Hutchison's campaign isn't exactly sitting back and taking the abuse. Her own first TV ad promises, "I'm going to do everything I can to stop the government takeover of healthcare." Her campaign comes down to vociferously opposing the White House on issues that matter to Texas conservatives, and bashing Perry for talking tough but not delivering. "Perry is all talk, that's all he's ever been," says Terry Sullivan, Hutchison's campaign manager. "He says what he thinks folks want to hear at any time in his political career."
But that hasn't been enough to endear her to the true believers. "Texas is really -- as I like to say -- a beacon of sanity, fiscal sanity, particularly compared to Washington," says Peggy Venable, Texas state director of Americans for Prosperity, the group that put together the April tea parties. "Most Texans support pushing back on Washington; we certainly don't want to see Washington's policies carried out on Texas." She's backing Perry personally, though AFP is barred from endorsing any candidate. "It'll be tough for Kay Bailey Hutchison to run against Gov. Perry without talking about what's wrong in Texas," Venable says. "And many of us feel like what's wrong is primarily in Washington, not in Texas, and so I think a lot of people aren't going to appreciate a negative campaign in that respect."
Meanwhile, the most hardcore conservatives may not support either Perry or Hutchison. The chairwoman of the Wharton County Republican Party, Debra Medina, is running a grass-roots campaign for the nomination well to the right of both of the major candidates. Her platform includes eliminating property taxes, nullifying federal laws that interfere with Texas sovereignty, banning all abortions and encouraging Texans to buy even more guns than they already have. (Except for the property tax bit, though, that's not all that different from what Perry is running on.)

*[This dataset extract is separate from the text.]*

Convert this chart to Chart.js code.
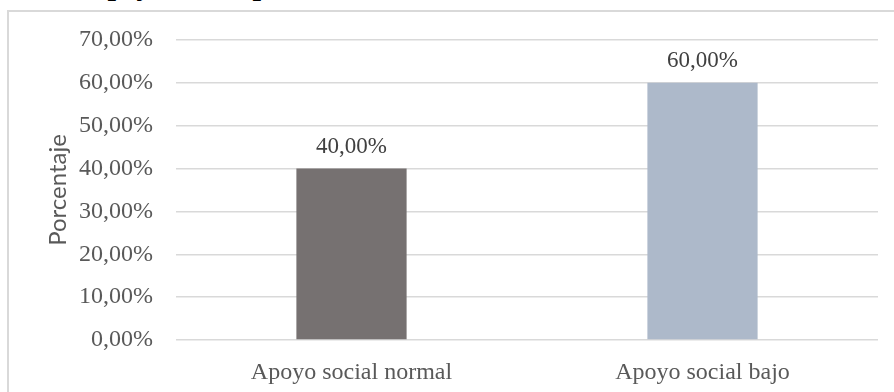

What Republicans are dealing with in Texas -- and in Florida, where conservative darling Marco Rubio is challenging Gov. Charlie Crist for the GOP nomination for Senate, and in a handful of other races around the country -- is just more fallout from the last few years in politics. When Democrats took control of Congress in 2006, some Republicans figured it was because the GOP had lost touch with voters; other Republicans, ideological kin to the ones who would wind up hurling tea bags at the White House last spring, figured it was because the GOP had lost touch with itself. The elections in Virginia and New Jersey this fall offered one way forward for the party -- present candidates who stick to economic issues, keep whatever radical social agendas they might have in mind tucked firmly away, and don't let Sarah Palin come to town and alienate the moderates. Between now and March, Texas may offer another path, the same one the party's activists are increasingly insisting on following. It could be a bumpy ride for them -- but it should be fun to watch for the rest of us.